The move to "gen pop" from death row often represents a major improvement in quality of life for affected inmates. In the book The Wrong Man: A True Story of Innocence on Death Row, law professor Michael Mello provides an account of his correspondence with an innocent death row inmate named Joe Spaziano. When Spaziano gets temporarily moved out of death row, it's a game-changer:

In the general population, Joe could hang out with his Outlaw brothers who were also incarcerated at Florida State Prison. He was given a job outside the walls (but inside the razor-wire fences) picking up trash. He began a cartoon autobiography of his twenty years in prison for crimes he didn't commit.
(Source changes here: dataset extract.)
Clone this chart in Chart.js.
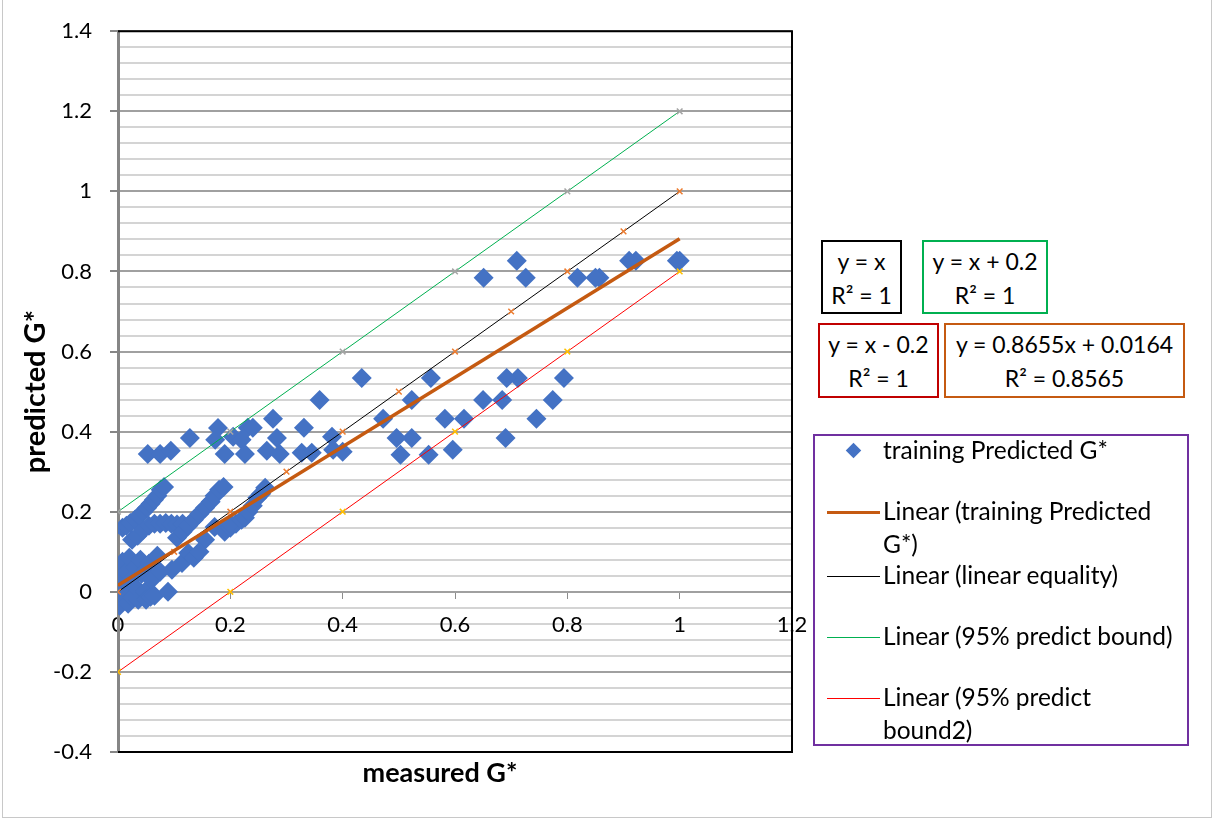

And he could call me on the telephone pretty much anytime the prison phone was free.

In her dissent on Thursday, Connecticut Supreme Court Justice Carmen E. Espinosa took issue with language in the majority opinion about how the death penalty "no longer comports with evolving standards of decency," noting that, "there is nothing that requires that the standards of decency evolve only in one direction."

That's not to say the reinstatement of the death penalty has gotten anyone tossed back onto death row, according to Dunham. "Once the decision is final as a matter of law, the death penalty is gone from that particular case," he said.

So while the death penalty has shown incredible resilience in the face of more than a century of abolitionist sentiment, the 11 Connecticut prisoners on their way out of death row are almost certainly never going to see the inside of an execution chamber.